## INFORMATION SUPPLIED

::::::

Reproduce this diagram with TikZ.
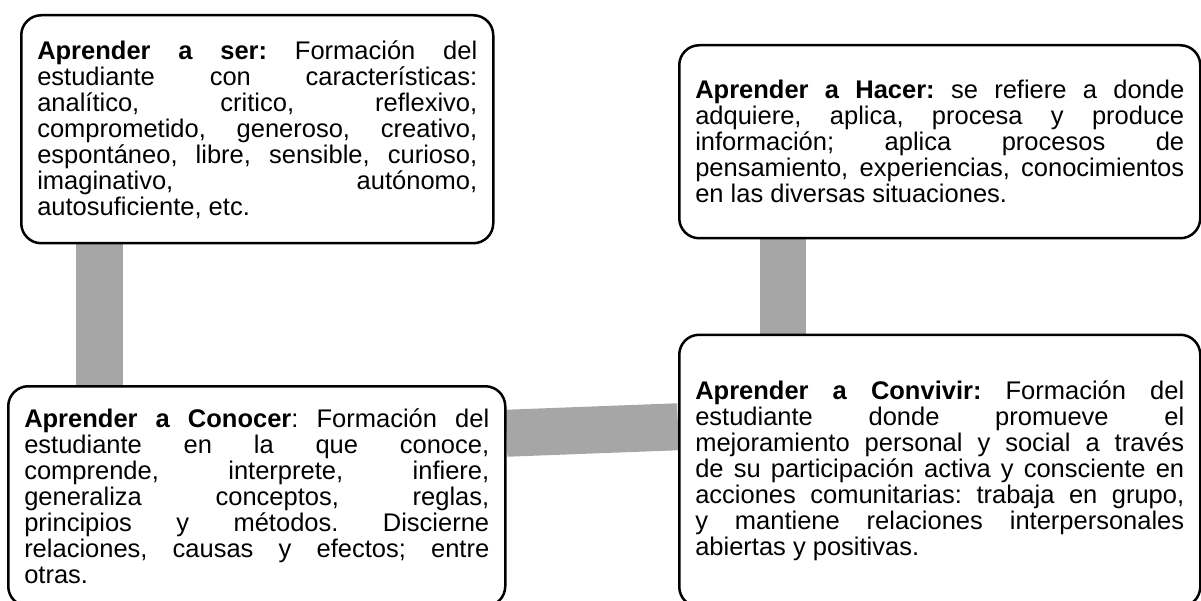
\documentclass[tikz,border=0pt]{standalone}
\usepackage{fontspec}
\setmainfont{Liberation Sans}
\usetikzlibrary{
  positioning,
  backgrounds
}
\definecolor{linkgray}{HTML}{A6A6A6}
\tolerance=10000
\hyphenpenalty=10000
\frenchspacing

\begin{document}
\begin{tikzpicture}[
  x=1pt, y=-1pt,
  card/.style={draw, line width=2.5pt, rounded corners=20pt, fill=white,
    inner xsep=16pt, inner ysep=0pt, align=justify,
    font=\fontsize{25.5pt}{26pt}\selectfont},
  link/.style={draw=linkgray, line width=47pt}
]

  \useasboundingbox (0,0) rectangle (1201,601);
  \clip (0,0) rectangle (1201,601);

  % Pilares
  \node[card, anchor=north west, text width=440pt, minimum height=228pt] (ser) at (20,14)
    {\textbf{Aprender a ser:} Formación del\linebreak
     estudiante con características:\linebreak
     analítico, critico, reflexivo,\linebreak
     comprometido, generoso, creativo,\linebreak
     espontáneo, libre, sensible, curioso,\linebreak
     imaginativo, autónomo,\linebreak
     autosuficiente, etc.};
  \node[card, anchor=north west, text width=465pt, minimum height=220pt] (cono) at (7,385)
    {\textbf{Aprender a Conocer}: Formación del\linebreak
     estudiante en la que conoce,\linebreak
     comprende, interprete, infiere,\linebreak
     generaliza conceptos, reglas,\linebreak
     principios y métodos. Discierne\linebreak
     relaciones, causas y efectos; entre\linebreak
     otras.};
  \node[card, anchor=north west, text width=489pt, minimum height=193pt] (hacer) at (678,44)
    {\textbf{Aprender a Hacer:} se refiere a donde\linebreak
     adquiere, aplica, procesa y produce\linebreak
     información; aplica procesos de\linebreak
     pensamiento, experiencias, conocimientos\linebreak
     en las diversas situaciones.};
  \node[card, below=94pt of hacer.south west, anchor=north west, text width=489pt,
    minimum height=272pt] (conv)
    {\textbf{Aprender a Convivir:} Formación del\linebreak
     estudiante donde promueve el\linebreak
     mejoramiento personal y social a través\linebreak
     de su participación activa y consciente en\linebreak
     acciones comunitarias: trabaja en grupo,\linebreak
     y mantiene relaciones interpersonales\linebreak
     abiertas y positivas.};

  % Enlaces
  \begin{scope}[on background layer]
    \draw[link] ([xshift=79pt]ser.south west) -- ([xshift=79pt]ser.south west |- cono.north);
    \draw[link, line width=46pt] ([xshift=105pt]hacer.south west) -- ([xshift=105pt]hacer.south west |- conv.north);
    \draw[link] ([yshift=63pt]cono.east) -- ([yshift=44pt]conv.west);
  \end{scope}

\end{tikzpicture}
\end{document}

::::::

## WHAT IS NEEDED
Transcribe each line above verbatim, with the pictures left out.

## ANSWER BELOW
Reproduce this diagram with TikZ.
\documentclass[tikz,border=0pt]{standalone}
\usepackage{fontspec}
\setmainfont{Liberation Sans}
\usetikzlibrary{
  positioning,
  backgrounds
}
\definecolor{linkgray}{HTML}{A6A6A6}
\tolerance=10000
\hyphenpenalty=10000
\frenchspacing

\begin{document}
\begin{tikzpicture}[
  x=1pt, y=-1pt,
  card/.style={draw, line width=2.5pt, rounded corners=20pt, fill=white,
    inner xsep=16pt, inner ysep=0pt, align=justify,
    font=\fontsize{25.5pt}{26pt}\selectfont},
  link/.style={draw=linkgray, line width=47pt}
]

  \useasboundingbox (0,0) rectangle (1201,601);
  \clip (0,0) rectangle (1201,601);

  % Pilares
  \node[card, anchor=north west, text width=440pt, minimum height=228pt] (ser) at (20,14)
    {\textbf{Aprender a ser:} Formación del\linebreak
     estudiante con características:\linebreak
     analítico, critico, reflexivo,\linebreak
     comprometido, generoso, creativo,\linebreak
     espontáneo, libre, sensible, curioso,\linebreak
     imaginativo, autónomo,\linebreak
     autosuficiente, etc.};
  \node[card, anchor=north west, text width=465pt, minimum height=220pt] (cono) at (7,385)
    {\textbf{Aprender a Conocer}: Formación del\linebreak
     estudiante en la que conoce,\linebreak
     comprende, interprete, infiere,\linebreak
     generaliza conceptos, reglas,\linebreak
     principios y métodos. Discierne\linebreak
     relaciones, causas y efectos; entre\linebreak
     otras.};
  \node[card, anchor=north west, text width=489pt, minimum height=193pt] (hacer) at (678,44)
    {\textbf{Aprender a Hacer:} se refiere a donde\linebreak
     adquiere, aplica, procesa y produce\linebreak
     información; aplica procesos de\linebreak
     pensamiento, experiencias, conocimientos\linebreak
     en las diversas situaciones.};
  \node[card, below=94pt of hacer.south west, anchor=north west, text width=489pt,
    minimum height=272pt] (conv)
    {\textbf{Aprender a Convivir:} Formación del\linebreak
     estudiante donde promueve el\linebreak
     mejoramiento personal y social a través\linebreak
     de su participación activa y consciente en\linebreak
     acciones comunitarias: trabaja en grupo,\linebreak
     y mantiene relaciones interpersonales\linebreak
     abiertas y positivas.};

  % Enlaces
  \begin{scope}[on background layer]
    \draw[link] ([xshift=79pt]ser.south west) -- ([xshift=79pt]ser.south west |- cono.north);
    \draw[link, line width=46pt] ([xshift=105pt]hacer.south west) -- ([xshift=105pt]hacer.south west |- conv.north);
    \draw[link] ([yshift=63pt]cono.east) -- ([yshift=44pt]conv.west);
  \end{scope}

\end{tikzpicture}
\end{document}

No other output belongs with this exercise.